Written exercise –
Everything from the line containing "Rebuild this chart" through the line containing "W, H = 1083, 409" must be written out exactly, and nothing more; leave any pictures out.

[Rows from a dataset of charts and code]
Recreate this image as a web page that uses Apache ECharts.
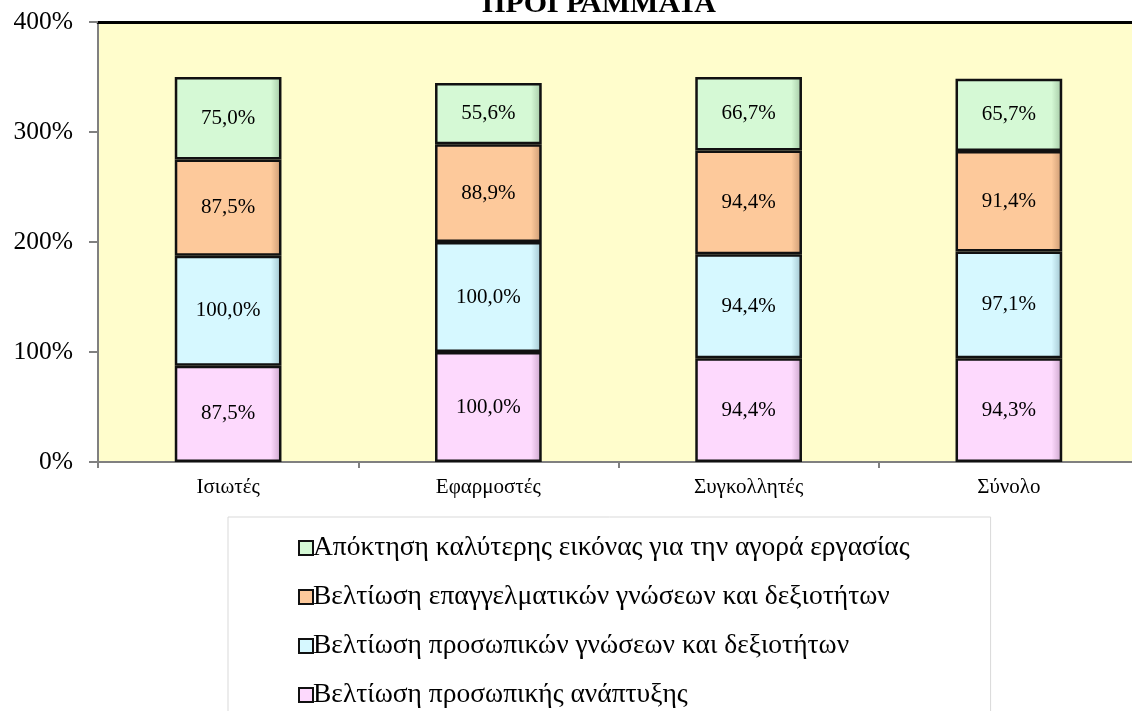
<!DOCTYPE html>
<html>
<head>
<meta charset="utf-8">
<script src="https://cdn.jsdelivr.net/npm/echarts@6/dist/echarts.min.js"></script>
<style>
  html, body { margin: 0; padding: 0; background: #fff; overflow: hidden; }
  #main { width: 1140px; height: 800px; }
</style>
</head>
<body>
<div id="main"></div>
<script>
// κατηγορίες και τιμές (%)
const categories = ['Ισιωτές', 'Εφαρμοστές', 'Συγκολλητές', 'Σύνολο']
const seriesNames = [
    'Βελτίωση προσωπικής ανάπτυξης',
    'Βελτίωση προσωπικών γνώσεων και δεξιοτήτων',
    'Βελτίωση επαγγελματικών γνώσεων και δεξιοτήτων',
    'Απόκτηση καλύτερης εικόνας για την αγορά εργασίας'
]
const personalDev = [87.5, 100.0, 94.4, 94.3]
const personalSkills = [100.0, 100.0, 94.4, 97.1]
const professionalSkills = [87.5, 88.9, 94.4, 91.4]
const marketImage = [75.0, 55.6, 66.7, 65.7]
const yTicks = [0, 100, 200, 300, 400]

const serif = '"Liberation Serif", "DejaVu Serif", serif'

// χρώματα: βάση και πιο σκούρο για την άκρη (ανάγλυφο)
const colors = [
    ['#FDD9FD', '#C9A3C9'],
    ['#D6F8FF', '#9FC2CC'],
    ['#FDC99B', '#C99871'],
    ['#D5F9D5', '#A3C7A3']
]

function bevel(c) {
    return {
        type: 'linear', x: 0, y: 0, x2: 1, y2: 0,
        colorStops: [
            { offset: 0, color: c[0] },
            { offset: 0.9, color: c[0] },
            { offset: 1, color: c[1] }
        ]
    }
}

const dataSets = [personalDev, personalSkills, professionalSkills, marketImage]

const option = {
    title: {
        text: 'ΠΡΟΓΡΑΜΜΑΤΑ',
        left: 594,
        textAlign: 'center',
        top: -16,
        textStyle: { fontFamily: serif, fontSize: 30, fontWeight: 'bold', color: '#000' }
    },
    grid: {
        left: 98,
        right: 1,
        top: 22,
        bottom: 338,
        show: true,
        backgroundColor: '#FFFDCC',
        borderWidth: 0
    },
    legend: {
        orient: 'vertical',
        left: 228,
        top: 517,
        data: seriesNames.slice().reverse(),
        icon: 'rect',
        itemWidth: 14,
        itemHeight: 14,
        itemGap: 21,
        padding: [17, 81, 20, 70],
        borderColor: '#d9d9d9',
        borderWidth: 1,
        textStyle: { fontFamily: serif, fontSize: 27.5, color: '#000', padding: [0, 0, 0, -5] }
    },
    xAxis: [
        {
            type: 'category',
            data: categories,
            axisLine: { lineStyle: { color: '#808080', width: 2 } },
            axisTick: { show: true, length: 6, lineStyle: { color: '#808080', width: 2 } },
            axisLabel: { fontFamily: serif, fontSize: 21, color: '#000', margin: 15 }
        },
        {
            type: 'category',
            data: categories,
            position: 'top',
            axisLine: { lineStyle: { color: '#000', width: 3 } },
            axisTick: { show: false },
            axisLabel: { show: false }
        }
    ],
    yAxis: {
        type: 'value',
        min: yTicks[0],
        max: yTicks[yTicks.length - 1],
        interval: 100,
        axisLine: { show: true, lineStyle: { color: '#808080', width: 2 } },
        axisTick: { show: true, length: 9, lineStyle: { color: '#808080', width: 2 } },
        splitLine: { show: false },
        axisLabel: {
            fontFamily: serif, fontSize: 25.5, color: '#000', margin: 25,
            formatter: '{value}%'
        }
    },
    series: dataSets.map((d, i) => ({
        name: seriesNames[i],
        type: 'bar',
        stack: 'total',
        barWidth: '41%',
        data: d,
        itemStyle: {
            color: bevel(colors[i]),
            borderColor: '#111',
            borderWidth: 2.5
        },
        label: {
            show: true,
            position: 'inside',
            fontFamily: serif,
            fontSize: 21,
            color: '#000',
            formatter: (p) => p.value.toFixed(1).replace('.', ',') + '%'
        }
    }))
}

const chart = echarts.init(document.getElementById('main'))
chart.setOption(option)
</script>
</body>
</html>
* * *
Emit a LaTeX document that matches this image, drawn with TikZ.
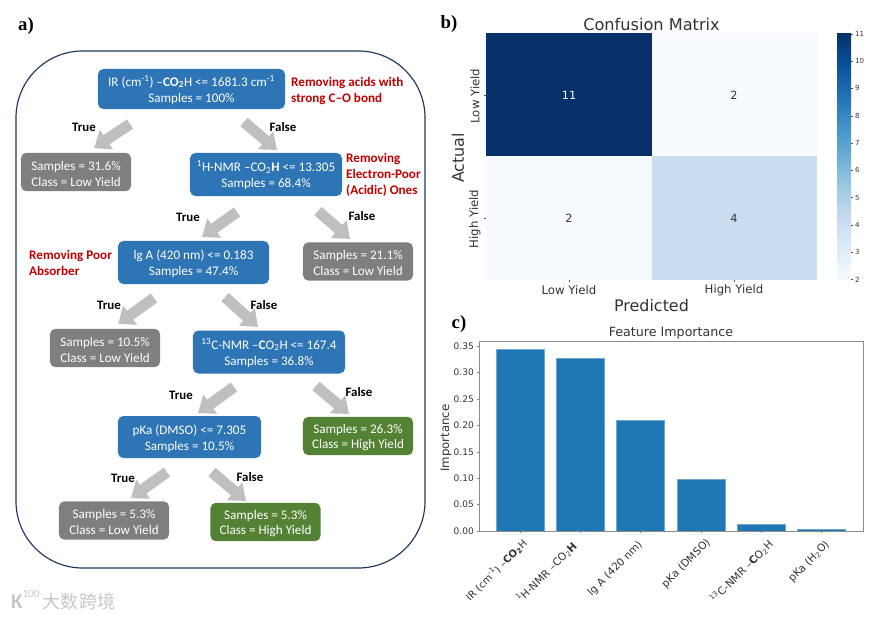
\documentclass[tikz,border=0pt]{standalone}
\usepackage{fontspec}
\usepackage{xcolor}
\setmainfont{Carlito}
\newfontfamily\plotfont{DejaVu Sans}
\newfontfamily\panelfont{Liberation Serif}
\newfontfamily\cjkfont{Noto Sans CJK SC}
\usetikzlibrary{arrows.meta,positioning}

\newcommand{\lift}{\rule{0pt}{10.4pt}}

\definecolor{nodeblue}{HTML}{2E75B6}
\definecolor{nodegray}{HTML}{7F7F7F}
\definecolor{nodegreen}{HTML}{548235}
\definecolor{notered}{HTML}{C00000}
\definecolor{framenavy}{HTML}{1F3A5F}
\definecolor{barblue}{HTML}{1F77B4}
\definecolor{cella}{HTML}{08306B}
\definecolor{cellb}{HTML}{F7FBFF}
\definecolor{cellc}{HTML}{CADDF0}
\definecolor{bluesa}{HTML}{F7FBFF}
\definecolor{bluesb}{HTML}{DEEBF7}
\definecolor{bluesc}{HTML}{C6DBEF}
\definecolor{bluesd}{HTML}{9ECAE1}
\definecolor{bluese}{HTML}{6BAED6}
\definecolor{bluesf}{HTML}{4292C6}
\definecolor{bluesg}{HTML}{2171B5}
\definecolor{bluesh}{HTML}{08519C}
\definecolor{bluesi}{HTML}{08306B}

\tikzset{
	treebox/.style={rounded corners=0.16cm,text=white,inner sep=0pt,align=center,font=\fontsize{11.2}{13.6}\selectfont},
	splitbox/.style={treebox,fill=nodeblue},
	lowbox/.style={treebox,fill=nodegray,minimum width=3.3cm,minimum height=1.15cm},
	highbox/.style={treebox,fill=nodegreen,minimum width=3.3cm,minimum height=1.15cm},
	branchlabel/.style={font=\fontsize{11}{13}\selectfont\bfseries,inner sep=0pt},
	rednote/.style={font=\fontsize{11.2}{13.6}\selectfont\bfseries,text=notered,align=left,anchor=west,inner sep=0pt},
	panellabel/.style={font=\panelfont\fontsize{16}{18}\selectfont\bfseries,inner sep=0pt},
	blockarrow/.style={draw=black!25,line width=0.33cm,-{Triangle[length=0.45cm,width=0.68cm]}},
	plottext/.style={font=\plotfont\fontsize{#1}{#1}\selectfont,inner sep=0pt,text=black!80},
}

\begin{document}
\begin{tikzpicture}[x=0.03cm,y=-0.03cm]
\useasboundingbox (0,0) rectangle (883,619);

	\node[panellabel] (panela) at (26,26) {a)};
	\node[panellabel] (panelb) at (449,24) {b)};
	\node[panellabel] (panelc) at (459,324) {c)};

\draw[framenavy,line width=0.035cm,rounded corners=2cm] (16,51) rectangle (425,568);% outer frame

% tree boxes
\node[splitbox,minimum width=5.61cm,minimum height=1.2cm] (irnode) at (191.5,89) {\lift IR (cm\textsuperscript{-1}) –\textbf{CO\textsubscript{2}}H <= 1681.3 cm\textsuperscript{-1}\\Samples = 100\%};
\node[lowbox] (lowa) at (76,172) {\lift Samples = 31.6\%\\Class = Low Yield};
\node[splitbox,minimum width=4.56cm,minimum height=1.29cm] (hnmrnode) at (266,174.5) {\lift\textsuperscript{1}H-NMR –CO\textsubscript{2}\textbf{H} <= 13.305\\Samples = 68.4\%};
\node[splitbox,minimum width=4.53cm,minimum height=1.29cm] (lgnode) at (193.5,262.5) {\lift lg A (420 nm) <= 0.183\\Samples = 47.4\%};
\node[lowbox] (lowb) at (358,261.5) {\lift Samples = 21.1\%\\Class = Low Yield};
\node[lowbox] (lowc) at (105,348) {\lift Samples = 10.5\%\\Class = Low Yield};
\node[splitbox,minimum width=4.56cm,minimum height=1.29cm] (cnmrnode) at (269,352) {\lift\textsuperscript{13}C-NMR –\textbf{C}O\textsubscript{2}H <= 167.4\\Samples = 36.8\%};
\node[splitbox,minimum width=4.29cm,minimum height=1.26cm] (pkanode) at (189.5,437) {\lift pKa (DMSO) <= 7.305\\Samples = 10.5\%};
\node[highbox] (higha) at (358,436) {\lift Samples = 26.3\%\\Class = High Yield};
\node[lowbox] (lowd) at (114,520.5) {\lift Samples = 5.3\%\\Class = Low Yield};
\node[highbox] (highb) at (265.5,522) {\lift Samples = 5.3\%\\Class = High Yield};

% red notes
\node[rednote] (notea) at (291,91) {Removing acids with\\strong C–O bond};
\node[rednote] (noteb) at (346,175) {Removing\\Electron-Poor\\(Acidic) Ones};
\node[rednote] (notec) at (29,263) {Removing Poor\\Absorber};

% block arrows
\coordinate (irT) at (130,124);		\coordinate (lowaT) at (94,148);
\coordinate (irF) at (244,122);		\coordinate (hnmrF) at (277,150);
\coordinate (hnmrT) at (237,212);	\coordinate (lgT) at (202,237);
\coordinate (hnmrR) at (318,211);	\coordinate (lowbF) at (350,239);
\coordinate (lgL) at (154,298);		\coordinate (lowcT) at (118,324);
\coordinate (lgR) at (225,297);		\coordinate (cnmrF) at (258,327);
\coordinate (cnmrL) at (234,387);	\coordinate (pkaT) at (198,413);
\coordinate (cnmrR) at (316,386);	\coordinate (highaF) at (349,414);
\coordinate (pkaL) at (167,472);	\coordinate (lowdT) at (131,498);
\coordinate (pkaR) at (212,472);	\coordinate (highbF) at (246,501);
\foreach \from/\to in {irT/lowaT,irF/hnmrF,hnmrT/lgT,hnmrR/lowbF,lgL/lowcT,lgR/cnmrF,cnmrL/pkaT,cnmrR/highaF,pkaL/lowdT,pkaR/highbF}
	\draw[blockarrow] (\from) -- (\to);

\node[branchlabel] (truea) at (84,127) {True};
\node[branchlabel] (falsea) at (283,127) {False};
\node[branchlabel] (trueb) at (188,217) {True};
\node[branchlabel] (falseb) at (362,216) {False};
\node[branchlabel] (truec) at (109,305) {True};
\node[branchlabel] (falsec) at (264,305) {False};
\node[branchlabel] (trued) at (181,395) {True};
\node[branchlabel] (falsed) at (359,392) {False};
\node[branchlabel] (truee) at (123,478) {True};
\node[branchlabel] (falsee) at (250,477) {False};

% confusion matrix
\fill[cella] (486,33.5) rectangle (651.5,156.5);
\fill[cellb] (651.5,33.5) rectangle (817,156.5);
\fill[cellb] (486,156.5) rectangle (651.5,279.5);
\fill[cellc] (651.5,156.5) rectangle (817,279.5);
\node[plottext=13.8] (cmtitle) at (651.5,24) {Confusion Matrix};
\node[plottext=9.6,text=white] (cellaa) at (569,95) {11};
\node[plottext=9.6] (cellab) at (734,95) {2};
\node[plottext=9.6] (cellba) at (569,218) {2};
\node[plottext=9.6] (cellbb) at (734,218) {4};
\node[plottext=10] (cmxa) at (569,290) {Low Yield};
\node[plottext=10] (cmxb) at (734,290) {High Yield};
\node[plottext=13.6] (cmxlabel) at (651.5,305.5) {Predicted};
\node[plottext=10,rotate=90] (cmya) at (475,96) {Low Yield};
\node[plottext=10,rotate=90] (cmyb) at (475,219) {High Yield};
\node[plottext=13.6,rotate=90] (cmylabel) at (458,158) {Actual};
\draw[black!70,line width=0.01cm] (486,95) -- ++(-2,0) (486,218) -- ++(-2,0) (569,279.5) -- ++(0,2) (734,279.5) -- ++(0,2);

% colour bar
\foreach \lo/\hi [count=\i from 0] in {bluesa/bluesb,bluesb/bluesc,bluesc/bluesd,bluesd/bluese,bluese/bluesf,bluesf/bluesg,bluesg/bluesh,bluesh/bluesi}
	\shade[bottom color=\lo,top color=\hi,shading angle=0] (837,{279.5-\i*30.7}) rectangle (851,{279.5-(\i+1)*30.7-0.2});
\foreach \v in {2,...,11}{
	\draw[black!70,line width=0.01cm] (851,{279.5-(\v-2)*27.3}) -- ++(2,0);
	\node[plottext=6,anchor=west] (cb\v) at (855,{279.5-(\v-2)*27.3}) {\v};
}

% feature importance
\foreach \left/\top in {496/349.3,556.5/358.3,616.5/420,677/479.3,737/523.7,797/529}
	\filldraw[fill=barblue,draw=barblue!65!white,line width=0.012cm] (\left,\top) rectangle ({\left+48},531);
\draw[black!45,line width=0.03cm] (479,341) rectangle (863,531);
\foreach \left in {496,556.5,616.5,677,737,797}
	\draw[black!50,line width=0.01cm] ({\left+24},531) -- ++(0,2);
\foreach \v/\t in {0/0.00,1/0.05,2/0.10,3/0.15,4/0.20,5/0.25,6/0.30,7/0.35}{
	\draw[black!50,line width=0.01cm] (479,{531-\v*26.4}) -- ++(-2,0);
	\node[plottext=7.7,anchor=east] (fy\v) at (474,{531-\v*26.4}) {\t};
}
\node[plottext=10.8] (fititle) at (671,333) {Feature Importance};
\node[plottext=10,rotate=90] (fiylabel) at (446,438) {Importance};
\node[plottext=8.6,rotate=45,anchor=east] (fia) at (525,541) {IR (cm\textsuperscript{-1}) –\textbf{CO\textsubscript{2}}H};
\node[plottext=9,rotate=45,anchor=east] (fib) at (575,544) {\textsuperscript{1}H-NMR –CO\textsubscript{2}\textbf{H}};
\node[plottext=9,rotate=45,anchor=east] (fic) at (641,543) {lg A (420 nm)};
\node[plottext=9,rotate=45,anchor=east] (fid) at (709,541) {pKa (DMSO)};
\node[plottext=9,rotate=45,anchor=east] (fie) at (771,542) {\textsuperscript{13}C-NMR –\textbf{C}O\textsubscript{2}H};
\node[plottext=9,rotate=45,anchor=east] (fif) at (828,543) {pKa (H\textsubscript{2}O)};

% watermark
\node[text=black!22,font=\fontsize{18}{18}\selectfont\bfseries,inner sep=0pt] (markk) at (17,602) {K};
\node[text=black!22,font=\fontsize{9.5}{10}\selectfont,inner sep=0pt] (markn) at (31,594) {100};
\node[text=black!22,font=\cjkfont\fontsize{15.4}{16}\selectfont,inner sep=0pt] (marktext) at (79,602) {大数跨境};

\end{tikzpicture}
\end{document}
* * *
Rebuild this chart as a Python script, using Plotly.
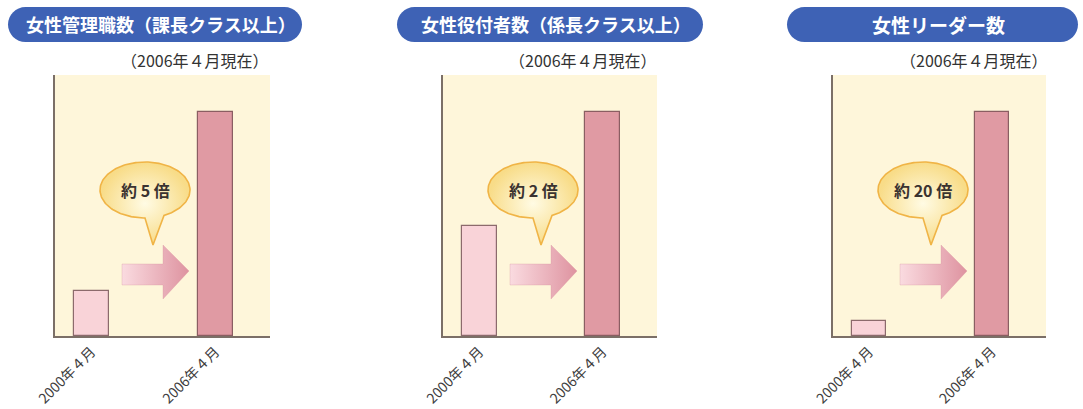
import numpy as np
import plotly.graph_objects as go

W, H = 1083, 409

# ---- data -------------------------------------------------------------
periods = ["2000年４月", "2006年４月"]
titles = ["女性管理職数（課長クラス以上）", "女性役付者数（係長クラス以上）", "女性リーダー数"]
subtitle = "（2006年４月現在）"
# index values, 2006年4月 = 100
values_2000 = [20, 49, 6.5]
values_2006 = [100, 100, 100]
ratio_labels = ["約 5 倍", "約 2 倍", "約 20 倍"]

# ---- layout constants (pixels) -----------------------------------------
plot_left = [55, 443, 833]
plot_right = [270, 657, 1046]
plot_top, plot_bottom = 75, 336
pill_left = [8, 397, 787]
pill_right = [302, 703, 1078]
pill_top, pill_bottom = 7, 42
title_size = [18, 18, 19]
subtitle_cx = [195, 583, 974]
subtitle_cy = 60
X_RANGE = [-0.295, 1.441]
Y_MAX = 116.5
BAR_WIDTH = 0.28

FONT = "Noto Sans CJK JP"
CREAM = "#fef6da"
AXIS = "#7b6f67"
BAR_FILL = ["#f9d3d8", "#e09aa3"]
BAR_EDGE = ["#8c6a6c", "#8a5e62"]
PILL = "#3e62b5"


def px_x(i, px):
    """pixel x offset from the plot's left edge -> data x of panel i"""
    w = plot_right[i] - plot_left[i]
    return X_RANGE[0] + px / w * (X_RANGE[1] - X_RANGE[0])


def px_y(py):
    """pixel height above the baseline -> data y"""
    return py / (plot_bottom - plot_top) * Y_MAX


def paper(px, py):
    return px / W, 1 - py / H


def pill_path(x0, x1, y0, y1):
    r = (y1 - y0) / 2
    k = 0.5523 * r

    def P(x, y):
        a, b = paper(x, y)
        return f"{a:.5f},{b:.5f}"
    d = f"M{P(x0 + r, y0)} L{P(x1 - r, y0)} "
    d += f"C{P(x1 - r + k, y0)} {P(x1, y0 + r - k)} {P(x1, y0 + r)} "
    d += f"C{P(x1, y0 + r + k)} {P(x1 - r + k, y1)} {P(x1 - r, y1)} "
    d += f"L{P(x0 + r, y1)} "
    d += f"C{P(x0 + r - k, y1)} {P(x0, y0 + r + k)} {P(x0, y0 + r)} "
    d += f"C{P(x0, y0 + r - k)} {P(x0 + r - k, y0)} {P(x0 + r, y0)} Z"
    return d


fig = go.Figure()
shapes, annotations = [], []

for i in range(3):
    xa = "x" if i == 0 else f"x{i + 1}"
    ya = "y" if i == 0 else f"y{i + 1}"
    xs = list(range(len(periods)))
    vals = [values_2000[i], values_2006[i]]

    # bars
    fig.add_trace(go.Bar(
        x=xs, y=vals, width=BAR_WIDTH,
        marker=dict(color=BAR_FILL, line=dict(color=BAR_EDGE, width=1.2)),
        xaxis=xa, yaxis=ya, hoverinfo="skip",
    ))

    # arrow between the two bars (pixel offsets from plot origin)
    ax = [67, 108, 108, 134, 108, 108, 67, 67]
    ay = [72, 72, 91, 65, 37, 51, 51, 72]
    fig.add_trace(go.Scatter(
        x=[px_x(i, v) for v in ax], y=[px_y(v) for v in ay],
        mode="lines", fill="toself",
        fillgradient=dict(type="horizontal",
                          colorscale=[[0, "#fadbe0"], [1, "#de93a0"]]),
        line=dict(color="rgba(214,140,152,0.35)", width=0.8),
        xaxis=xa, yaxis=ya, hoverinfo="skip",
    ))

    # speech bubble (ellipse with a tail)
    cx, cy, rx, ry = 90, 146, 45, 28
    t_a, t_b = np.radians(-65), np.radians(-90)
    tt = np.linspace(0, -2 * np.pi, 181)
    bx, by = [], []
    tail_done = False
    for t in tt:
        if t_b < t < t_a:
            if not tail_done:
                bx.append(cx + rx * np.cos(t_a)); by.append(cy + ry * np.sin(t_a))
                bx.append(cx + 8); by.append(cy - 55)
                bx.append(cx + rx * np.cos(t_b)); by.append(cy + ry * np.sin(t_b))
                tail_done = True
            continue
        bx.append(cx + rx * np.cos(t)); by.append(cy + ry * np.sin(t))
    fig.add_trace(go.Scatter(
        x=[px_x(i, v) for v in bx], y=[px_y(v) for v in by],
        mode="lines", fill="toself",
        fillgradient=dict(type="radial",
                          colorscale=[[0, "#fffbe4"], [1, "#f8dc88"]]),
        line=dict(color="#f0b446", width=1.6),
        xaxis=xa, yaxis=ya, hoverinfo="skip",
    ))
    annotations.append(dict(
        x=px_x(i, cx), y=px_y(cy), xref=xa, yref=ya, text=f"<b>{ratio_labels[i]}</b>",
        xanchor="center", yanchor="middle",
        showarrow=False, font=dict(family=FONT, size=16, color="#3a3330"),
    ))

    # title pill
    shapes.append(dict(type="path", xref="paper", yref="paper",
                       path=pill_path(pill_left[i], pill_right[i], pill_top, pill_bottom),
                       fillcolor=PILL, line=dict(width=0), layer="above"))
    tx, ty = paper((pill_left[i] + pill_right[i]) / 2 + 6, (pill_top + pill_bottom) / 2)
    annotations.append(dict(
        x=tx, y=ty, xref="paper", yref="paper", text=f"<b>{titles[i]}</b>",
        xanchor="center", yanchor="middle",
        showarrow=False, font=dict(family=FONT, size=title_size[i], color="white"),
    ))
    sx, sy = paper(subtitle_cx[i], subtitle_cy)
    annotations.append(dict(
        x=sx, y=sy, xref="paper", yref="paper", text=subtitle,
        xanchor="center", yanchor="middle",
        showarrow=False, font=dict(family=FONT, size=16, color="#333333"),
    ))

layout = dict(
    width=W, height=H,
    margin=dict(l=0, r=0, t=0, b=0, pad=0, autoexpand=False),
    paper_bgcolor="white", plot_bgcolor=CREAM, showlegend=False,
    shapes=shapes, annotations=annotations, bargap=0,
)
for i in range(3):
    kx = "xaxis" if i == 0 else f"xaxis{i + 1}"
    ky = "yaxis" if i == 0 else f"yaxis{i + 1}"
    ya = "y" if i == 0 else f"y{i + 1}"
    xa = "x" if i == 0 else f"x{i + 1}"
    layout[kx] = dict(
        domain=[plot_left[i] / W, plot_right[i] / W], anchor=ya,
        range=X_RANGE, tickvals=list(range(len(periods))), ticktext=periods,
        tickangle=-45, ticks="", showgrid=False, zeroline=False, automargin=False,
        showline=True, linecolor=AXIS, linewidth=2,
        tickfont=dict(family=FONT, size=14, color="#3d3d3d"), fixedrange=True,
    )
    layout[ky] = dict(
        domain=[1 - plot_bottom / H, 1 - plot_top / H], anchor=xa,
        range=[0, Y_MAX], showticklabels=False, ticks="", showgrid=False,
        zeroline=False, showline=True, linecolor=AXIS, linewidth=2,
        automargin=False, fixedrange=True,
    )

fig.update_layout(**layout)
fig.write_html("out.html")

Solution –
Rebuild this chart as a Python script, using Plotly.
import numpy as np
import plotly.graph_objects as go

W, H = 1083, 409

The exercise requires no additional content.